Conclusion and Future Work


This report has described a qualitative as well as quantitative comparison between 3 different approaches towards the Low Light Image Enhancement problem. On the one hand, we explore CLAHE - a conventional computer vision algorithm based on histogram equalization, while ENGAN is a state-of-the-art unsupervised image enhancement technique. In addition, we also consider multiple variants of the U-Net based auto-encoder architecture with transpose convolutions and residual skip connections trained to minimize the MSE Loss while also (optionally) maximizing the SSIM metric. Qualitative results indicate that ENGAN, when trained with ~1k images, performs best among all techniques, with the images closely resembling the ground truth normal light versions. The results from CLAHE do not appear to recover the color aspects of the original image with full fidelity. Among the 4 different variants of the auto-encoder based models, quantitative comparisons of MSE and SSIM do not indicate a significant difference. Qualitatively, the transpose convolution based model trained to minimize MSE while maximizing SSIM performs best with least artifacts. On the other hand, using bilinear upsampling along with an MSE Loss leads to certain pixelated artifacts as discussed in the above section. Other 2 variants viz., the bilinear upsampling with MSE+SSIM loss and transpose convolution with MSE Loss have a few dark patches in the reconstructed images.
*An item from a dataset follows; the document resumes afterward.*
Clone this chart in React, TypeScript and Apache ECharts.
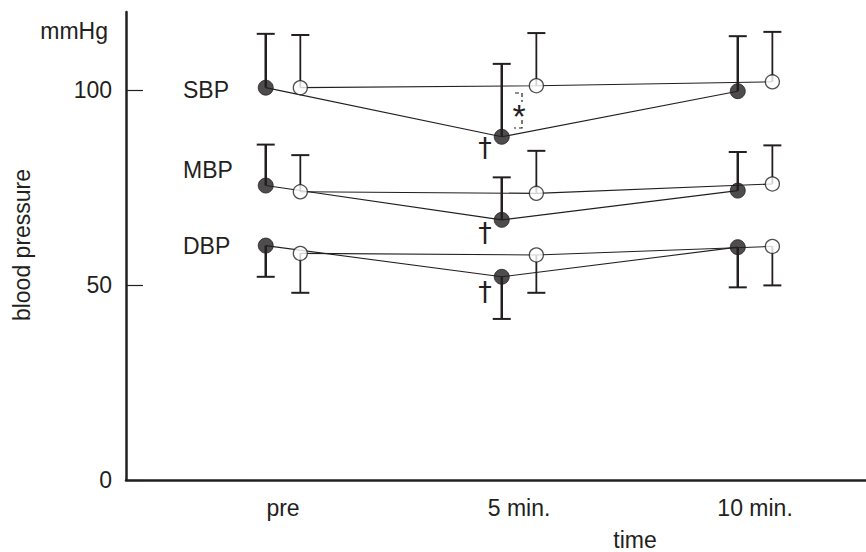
import React, { useEffect, useRef } from "react";
import * as echarts from "echarts";

const categories = ["pre", "5 min.", "10 min."];
const yTickValues = [0, 50, 100];

// filled circles (group 1) and open circles (group 2)
const sbpFilled = [100.6, 88.0, 99.7];
const sbpFilledBar = [114.4, 106.7, 113.8];
const sbpOpen = [100.6, 101.1, 102.1];
const sbpOpenBar = [114.1, 114.6, 114.9];

const mbpFilled = [75.5, 66.7, 74.2];
const mbpFilledBar = [86.0, 77.6, 84.1];
const mbpOpen = [73.9, 73.5, 75.9];
const mbpOpenBar = [83.3, 84.4, 85.8];

const dbpFilled = [60.1, 52.1, 59.7];
const dbpFilledBar = [52.1, 41.3, 49.4];
const dbpOpen = [58.1, 57.7, 59.9];
const dbpOpenBar = [48.0, 48.0, 49.9];

const seriesLabels = ["SBP", "MBP", "DBP"];

const INK = "#231f20";
const FONT = "'Liberation Sans', Arial, Helvetica, sans-serif";
const OFF = 0.0733;

function pts(vals: number[], off: number) {
  return vals.map((v, i) => [i + 1 + off, v]);
}
function bars(vals: number[], ends: number[], off: number) {
  return vals.map((v, i) => [i + 1 + off, v, ends[i]]);
}

export default function App() {
  const ref = useRef<HTMLDivElement>(null);
  useEffect(() => {
    if (!ref.current) return;
    const chart = echarts.init(ref.current, null, { renderer: "svg" });

    const groups = [
      { f: sbpFilled, fb: sbpFilledBar, o: sbpOpen, ob: sbpOpenBar },
      { f: mbpFilled, fb: mbpFilledBar, o: mbpOpen, ob: mbpOpenBar },
      { f: dbpFilled, fb: dbpFilledBar, o: dbpOpen, ob: dbpOpenBar },
    ];

    const errRender = (lw: number) => (params: any, api: any) => {
      const x = api.value(0);
      const p0 = api.coord([x, api.value(1)]);
      const p1 = api.coord([x, api.value(2)]);
      return {
        type: "group",
        children: [
          {
            type: "line",
            shape: { x1: p0[0], y1: p0[1], x2: p1[0], y2: p1[1] },
            style: { stroke: INK, lineWidth: lw },
          },
          {
            type: "line",
            shape: { x1: p1[0] - 9, y1: p1[1], x2: p1[0] + 9, y2: p1[1] },
            style: { stroke: INK, lineWidth: 2 },
          },
        ],
      };
    };

    const series: any[] = [];
    groups.forEach((g) => {
      series.push({
        type: "line",
        data: pts(g.f, -OFF),
        symbol: "none",
        lineStyle: { color: INK, width: 1.1 },
        z: 1,
        silent: true,
      });
      series.push({
        type: "line",
        data: pts(g.o, OFF),
        symbol: "none",
        lineStyle: { color: INK, width: 1.1 },
        z: 1,
        silent: true,
      });
      series.push({
        type: "custom",
        data: bars(g.f, g.fb, -OFF),
        renderItem: errRender(2.5),
        encode: { x: 0, y: [1, 2] },
        z: 2,
        silent: true,
      });
      series.push({
        type: "custom",
        data: bars(g.o, g.ob, OFF),
        renderItem: errRender(1.8),
        encode: { x: 0, y: [1, 2] },
        z: 2,
        silent: true,
      });
      series.push({
        type: "scatter",
        data: pts(g.f, -OFF),
        symbol: "circle",
        symbolSize: 15,
        itemStyle: { color: INK, borderColor: INK, borderWidth: 1 },
        z: 3,
        silent: true,
      });
      series.push({
        type: "scatter",
        data: pts(g.o, OFF),
        symbol: "circle",
        symbolSize: 14,
        itemStyle: { color: "#ffffff", borderColor: INK, borderWidth: 1.3 },
        z: 3,
        silent: true,
      });
    });

    const textStyle = (text: string, extra: any = {}) => ({
      text,
      fill: INK,
      font: `23px ${FONT}`,
      ...extra,
    });

    const labelY = [90, 170, 246];

    const graphic: any[] = [
      {
        type: "text",
        x: 108,
        y: 31,
        style: textStyle("mmHg", { textAlign: "right", textVerticalAlign: "middle" }),
      },
      {
        type: "text",
        x: 22,
        y: 245,
        rotation: Math.PI / 2,
        style: textStyle("blood pressure", { textAlign: "center", textVerticalAlign: "middle" }),
      },
      {
        type: "text",
        x: 635,
        y: 540,
        style: textStyle("time", { textAlign: "center", textVerticalAlign: "middle" }),
      },
      ...seriesLabels.map((s, i) => ({
        type: "text",
        x: 183,
        y: labelY[i],
        style: textStyle(s, { textAlign: "left", textVerticalAlign: "middle" }),
      })),
      ...[147, 232, 291].map((y) => ({
        type: "text",
        x: 485,
        y,
        style: {
          text: "\u2020",
          fill: INK,
          font: `27px 'DejaVu Sans', sans-serif`,
          textAlign: "center",
          textVerticalAlign: "middle",
        },
      })),
      {
        type: "text",
        x: 519,
        y: 116,
        style: {
          text: "*",
          fill: INK,
          font: `34px ${FONT}`,
          textAlign: "center",
          textVerticalAlign: "middle",
        },
      },
      {
        type: "polyline",
        shape: { points: [[515, 93], [522, 93], [522, 102]] },
        style: { stroke: INK, lineWidth: 1.2, fill: null, lineDash: [4, 3] },
      },
      {
        type: "polyline",
        shape: { points: [[522, 120], [522, 128], [514, 128]] },
        style: { stroke: INK, lineWidth: 1.2, fill: null, lineDash: [4, 3] },
      },
    ];

    chart.setOption({
      animation: false,
      grid: { left: 126, right: 0, top: 12, bottom: 72, containLabel: false },
      xAxis: {
        type: "value",
        min: 0.3347,
        max: 3.47,
        axisLine: { show: true, onZero: false, lineStyle: { color: INK, width: 2.5 } },
        axisTick: { show: false },
        splitLine: { show: false },
        axisLabel: {
          customValues: [1, 2, 3],
          formatter: (v: number) => categories[Math.round(v) - 1] ?? "",
          color: INK,
          fontSize: 23,
          fontFamily: FONT,
          margin: 16,
        },
      },
      yAxis: {
        type: "value",
        min: 0,
        max: 120,
        axisLine: { show: true, lineStyle: { color: INK, width: 2.5 } },
        axisTick: {
          show: true,
          inside: true,
          length: 17,
          customValues: yTickValues,
          lineStyle: { color: INK, width: 1.2 },
        },
        splitLine: { show: false },
        axisLabel: {
          customValues: yTickValues,
          color: INK,
          fontSize: 23,
          fontFamily: FONT,
          margin: 14,
        },
      },
      series,
      graphic,
    });

    return () => chart.dispose();
  }, []);

  return (
    <div
      ref={ref}
      style={{ position: "fixed", left: 0, top: 0, width: 866, height: 552, background: "#fff" }}
    />
  );
}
In models that use transpose convolutions for upsampling, we observe certain checkerboard-like artifacts as discussed above. Aside from using bilinear upsampling in lieu of transpose convolutions, the convolution NN resize initialization scheme could be used in future work to tackle these checkerboard artifacts. As a future work, various other approaches to the image enhancement problem such as the "Deep Retinex Decomposition" work by Wei et al. [5] could be benchmarked against these methods to better understand the scenarios where a particular architecture or loss function performs better.